┌─ Data block

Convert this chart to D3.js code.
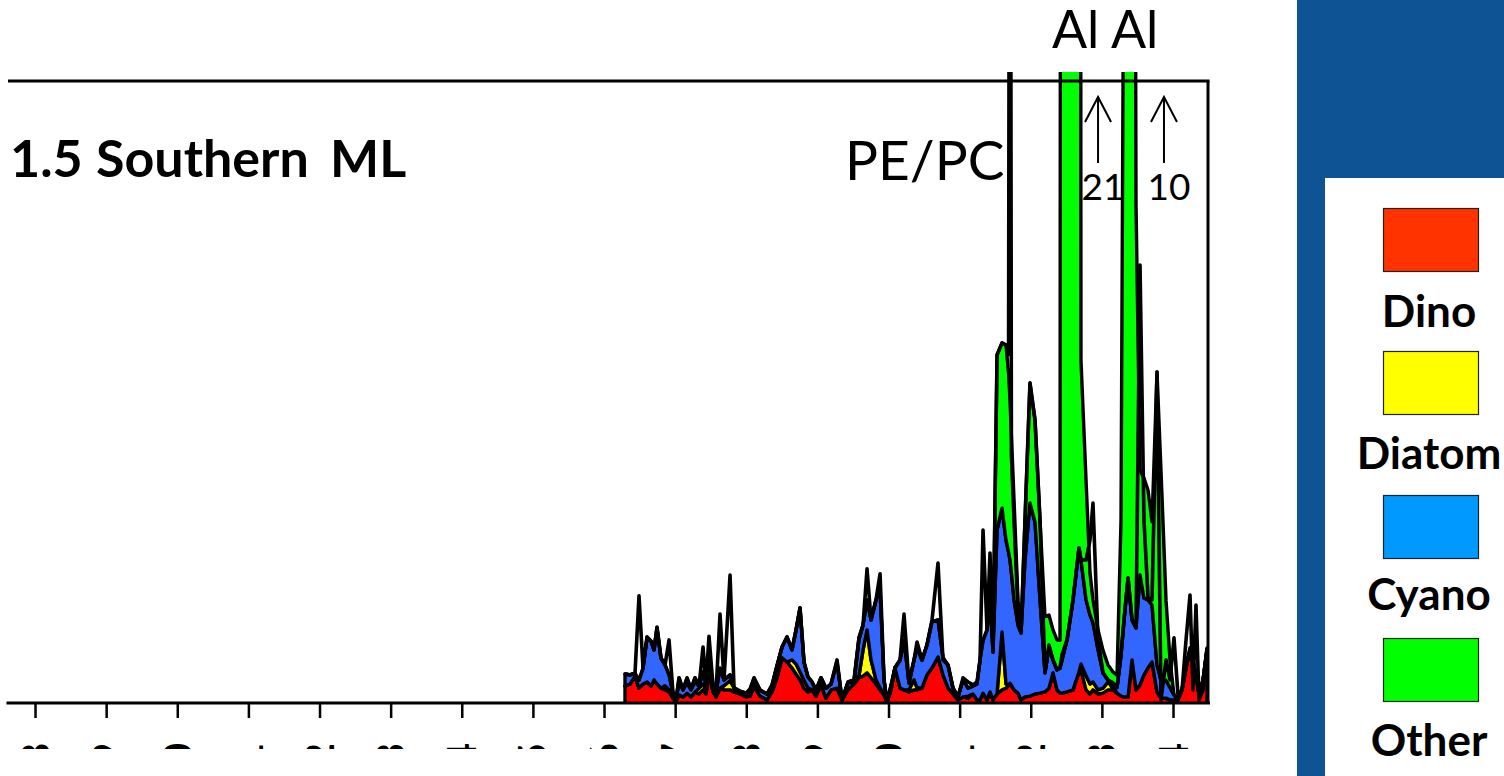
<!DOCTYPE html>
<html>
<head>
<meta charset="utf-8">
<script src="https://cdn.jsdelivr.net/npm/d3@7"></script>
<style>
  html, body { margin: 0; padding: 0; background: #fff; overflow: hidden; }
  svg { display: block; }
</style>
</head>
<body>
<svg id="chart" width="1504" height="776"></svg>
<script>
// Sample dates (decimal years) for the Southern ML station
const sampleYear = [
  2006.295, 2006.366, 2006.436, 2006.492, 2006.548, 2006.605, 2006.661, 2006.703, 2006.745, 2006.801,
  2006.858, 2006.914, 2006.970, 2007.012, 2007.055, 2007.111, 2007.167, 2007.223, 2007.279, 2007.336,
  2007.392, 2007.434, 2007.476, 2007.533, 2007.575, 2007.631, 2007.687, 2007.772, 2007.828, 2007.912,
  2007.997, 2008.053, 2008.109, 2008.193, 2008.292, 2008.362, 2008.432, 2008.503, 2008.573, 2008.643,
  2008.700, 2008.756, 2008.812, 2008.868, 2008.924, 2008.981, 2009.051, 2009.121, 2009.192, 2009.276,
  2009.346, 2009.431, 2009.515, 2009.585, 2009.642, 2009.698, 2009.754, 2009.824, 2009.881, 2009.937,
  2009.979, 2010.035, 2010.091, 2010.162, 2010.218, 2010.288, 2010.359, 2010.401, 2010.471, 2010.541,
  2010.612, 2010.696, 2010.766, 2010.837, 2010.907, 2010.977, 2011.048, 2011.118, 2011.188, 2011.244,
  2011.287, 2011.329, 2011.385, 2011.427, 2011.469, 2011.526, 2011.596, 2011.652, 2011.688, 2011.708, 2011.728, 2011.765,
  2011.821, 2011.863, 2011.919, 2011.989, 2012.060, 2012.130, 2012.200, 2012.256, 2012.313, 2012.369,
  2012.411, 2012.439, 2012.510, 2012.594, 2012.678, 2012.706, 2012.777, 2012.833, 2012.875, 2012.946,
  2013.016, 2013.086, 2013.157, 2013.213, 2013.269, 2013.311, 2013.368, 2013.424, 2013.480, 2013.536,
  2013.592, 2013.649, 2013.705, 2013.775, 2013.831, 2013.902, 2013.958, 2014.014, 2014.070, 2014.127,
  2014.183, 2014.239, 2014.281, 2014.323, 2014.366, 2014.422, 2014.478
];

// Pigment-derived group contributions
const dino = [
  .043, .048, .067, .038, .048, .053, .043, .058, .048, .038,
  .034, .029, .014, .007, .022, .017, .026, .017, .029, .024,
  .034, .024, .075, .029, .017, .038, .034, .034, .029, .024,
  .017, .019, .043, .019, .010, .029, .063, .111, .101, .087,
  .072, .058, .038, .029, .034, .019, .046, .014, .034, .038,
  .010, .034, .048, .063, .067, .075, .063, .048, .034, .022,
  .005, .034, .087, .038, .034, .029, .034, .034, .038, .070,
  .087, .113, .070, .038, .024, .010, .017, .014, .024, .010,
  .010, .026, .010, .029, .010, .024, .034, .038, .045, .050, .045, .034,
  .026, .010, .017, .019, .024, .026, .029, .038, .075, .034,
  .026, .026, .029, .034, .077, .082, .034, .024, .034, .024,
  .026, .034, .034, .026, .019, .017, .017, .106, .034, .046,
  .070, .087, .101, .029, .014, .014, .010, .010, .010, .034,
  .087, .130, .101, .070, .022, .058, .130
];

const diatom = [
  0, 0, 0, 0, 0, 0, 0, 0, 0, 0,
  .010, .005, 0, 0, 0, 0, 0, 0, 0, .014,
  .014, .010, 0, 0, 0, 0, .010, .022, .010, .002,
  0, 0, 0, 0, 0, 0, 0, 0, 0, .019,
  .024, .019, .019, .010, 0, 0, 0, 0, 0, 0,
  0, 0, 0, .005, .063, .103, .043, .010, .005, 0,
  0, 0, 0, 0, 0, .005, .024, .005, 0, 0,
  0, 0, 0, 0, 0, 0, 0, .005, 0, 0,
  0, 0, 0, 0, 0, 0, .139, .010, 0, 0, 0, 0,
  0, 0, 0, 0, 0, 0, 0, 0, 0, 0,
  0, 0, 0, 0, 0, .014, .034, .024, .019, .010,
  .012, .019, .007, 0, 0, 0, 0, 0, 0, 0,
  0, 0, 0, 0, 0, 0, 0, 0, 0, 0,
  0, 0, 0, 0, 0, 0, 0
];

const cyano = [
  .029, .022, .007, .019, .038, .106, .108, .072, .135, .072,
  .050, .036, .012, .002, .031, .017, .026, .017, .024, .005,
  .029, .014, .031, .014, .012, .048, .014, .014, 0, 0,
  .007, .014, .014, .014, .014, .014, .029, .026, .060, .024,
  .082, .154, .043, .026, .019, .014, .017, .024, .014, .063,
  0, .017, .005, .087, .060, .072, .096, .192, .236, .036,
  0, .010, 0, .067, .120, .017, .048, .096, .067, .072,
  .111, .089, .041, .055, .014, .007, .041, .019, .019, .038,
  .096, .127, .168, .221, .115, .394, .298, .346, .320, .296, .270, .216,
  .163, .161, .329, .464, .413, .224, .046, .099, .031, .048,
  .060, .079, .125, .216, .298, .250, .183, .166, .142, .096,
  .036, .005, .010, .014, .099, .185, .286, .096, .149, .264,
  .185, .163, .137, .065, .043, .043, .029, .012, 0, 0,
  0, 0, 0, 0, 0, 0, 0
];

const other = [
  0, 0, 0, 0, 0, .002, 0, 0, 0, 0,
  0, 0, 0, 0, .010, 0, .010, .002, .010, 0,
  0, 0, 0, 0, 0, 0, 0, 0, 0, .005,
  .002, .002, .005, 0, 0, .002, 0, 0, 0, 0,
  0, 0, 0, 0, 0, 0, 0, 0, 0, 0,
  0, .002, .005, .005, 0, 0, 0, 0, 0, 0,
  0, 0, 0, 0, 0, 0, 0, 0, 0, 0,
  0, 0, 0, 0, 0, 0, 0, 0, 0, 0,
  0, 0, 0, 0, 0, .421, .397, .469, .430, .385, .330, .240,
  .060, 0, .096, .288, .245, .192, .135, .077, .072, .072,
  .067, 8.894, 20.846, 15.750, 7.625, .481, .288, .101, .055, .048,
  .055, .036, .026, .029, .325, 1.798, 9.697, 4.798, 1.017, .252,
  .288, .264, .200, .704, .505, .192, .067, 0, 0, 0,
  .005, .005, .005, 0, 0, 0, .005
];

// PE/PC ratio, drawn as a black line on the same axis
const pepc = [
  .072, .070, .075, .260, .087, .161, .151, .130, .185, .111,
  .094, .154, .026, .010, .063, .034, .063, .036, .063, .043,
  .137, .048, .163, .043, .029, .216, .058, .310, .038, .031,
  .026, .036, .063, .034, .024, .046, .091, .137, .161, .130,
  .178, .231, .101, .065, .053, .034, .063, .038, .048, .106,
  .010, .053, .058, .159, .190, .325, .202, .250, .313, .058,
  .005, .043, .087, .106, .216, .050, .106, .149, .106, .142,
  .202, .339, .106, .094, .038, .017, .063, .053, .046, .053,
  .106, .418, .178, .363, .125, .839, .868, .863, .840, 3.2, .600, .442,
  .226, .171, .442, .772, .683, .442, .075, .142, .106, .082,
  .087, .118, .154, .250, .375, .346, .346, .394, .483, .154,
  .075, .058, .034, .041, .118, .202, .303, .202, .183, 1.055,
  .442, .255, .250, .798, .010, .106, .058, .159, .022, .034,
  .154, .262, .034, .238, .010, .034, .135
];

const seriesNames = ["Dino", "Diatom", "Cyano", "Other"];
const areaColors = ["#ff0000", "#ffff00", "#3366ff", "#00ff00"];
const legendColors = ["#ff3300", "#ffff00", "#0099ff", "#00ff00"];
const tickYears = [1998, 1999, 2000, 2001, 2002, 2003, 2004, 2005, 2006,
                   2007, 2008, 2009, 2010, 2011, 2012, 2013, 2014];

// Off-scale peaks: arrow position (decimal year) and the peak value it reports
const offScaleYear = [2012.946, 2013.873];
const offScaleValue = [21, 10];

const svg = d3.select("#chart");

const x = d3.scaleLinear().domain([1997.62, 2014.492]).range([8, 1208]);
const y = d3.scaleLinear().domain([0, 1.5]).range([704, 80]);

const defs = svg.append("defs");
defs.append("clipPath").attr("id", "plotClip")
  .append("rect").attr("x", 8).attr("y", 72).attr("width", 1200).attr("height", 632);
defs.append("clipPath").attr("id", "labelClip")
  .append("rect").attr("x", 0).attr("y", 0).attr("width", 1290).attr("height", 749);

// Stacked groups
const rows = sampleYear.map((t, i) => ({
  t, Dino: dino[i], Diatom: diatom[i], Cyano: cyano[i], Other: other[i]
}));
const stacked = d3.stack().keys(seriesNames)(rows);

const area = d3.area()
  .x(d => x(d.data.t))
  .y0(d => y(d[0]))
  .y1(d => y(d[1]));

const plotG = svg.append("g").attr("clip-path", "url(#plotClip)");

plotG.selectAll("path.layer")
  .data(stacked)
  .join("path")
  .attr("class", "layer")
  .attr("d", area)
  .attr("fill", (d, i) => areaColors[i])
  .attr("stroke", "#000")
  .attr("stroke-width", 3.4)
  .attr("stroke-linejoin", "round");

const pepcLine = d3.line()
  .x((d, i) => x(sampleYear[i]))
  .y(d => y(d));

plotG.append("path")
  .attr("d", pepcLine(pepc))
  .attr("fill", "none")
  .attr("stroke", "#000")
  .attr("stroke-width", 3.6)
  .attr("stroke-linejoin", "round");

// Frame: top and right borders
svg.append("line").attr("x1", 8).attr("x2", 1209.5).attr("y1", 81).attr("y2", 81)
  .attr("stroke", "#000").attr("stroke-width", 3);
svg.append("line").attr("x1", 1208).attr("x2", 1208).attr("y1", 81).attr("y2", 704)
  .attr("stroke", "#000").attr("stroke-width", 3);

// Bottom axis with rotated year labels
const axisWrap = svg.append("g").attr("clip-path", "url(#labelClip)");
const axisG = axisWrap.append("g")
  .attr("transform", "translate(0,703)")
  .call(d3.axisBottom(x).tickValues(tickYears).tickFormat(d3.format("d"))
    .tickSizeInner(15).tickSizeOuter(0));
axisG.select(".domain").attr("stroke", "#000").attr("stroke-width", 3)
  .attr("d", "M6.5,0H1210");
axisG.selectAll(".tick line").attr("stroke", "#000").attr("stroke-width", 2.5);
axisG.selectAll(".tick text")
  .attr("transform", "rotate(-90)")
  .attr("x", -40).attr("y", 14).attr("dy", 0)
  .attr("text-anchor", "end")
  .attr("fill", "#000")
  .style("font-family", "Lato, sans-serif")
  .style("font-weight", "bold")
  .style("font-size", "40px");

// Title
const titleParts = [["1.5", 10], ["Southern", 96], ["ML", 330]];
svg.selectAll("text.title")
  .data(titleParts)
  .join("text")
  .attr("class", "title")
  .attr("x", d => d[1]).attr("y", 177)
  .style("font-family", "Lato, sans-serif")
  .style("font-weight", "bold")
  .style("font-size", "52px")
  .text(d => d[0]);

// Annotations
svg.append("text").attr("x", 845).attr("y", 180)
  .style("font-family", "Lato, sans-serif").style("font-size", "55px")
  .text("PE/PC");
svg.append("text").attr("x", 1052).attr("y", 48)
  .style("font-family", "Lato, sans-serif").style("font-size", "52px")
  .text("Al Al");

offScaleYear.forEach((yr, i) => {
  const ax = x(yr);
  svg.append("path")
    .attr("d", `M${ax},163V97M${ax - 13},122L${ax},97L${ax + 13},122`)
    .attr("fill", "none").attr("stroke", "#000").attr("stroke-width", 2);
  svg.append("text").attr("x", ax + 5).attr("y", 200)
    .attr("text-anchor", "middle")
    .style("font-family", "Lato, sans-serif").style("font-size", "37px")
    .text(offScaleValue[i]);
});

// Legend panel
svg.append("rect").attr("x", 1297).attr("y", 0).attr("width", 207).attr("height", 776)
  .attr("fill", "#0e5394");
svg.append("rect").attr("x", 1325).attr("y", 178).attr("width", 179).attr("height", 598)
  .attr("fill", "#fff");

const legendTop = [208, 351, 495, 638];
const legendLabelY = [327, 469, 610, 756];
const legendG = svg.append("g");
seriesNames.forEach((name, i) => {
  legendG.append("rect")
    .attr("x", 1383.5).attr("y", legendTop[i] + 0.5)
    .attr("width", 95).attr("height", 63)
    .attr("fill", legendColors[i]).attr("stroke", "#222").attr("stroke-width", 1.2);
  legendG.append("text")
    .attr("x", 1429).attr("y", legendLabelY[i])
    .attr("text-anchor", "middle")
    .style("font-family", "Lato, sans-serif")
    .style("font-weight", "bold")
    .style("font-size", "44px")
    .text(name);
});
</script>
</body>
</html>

└─

Copy all lines above containing the string "chart".

▶ [Task output]
Convert this chart to D3.js code.
<svg id="chart" width="1504" height="776"></svg>
const svg = d3.select("#chart");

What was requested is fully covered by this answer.